# Objective
Copy all lines below containing "matplotlib".

# Supplied information

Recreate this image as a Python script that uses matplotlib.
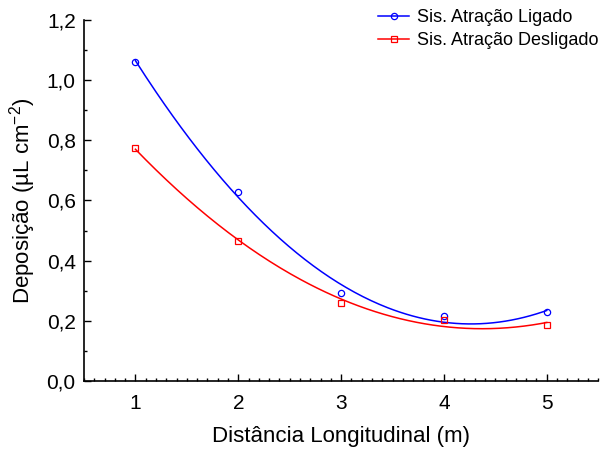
import matplotlib
matplotlib.use("Agg")
import matplotlib.pyplot as plt
from matplotlib.ticker import MultipleLocator, FuncFormatter
import numpy as np

plt.rcParams['font.family'] = ['Liberation Sans', 'DejaVu Sans']

distancia = [1, 2, 3, 4, 5]
ligado = [1.06, 0.628, 0.292, 0.216, 0.229]
desligado = [0.774, 0.465, 0.259, 0.203, 0.186]

fig = plt.figure(figsize=(6.11, 4.51), dpi=100)
ax = fig.add_axes([0.1375, 0.155, 0.8415, 0.8013])

xs = np.linspace(1, 5, 200)
for vals, color, marker, label in [(ligado, 'blue', 'o', 'Sis. Atração Ligado'),
                                   (desligado, 'red', 's', 'Sis. Atração Desligado')]:
    coef = np.polyfit(distancia, vals, 2)
    ax.plot(xs, np.polyval(coef, xs), color=color, lw=1.1)
    ax.plot(distancia, vals, linestyle='none', marker=marker, ms=4.5,
            mfc='none', mec=color, mew=0.9)
    # legend proxy
    ax.plot([], [], color=color, lw=1.1, marker=marker, ms=4.5, mfc='none',
            mec=color, mew=0.9, label=label)

ax.set_xlim(0.5, 5.5)
ax.set_ylim(0, 1.2)
ax.xaxis.set_major_locator(MultipleLocator(1))
ax.xaxis.set_minor_locator(MultipleLocator(0.1))
ax.yaxis.set_major_locator(MultipleLocator(0.2))
ax.yaxis.set_minor_locator(MultipleLocator(0.1))
ax.yaxis.set_major_formatter(FuncFormatter(lambda v, p: f"{v:.1f}".replace('.', ',')))
ax.tick_params(which='both', direction='in', labelsize=15, width=1)
ax.tick_params(which='major', length=5)
ax.tick_params(which='minor', length=2.5)
ax.tick_params(axis='x', which='major', pad=9)
ax.tick_params(axis='y', which='major', pad=6)

for s in ['top', 'right']:
    ax.spines[s].set_visible(False)
for s in ['left', 'bottom']:
    ax.spines[s].set_linewidth(1.2)

ax.set_xlabel('Distância Longitudinal (m)', fontsize=16, labelpad=10)
ax.set_ylabel('Deposição (µL cm$^{\\mathregular{-2}}$)', fontsize=16, labelpad=6)

handles, labels = ax.get_legend_handles_labels()
ax.legend(handles[-2:], labels[-2:], loc='upper right', bbox_to_anchor=(1.015, 1.05),
          frameon=False, fontsize=13, handlelength=1.7, handletextpad=0.45,
          labelspacing=0.35, borderaxespad=0)

fig.savefig('out.png', dpi=100)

# Correct result
Recreate this image as a Python script that uses matplotlib.
import matplotlib
matplotlib.use("Agg")
import matplotlib.pyplot as plt
from matplotlib.ticker import MultipleLocator, FuncFormatter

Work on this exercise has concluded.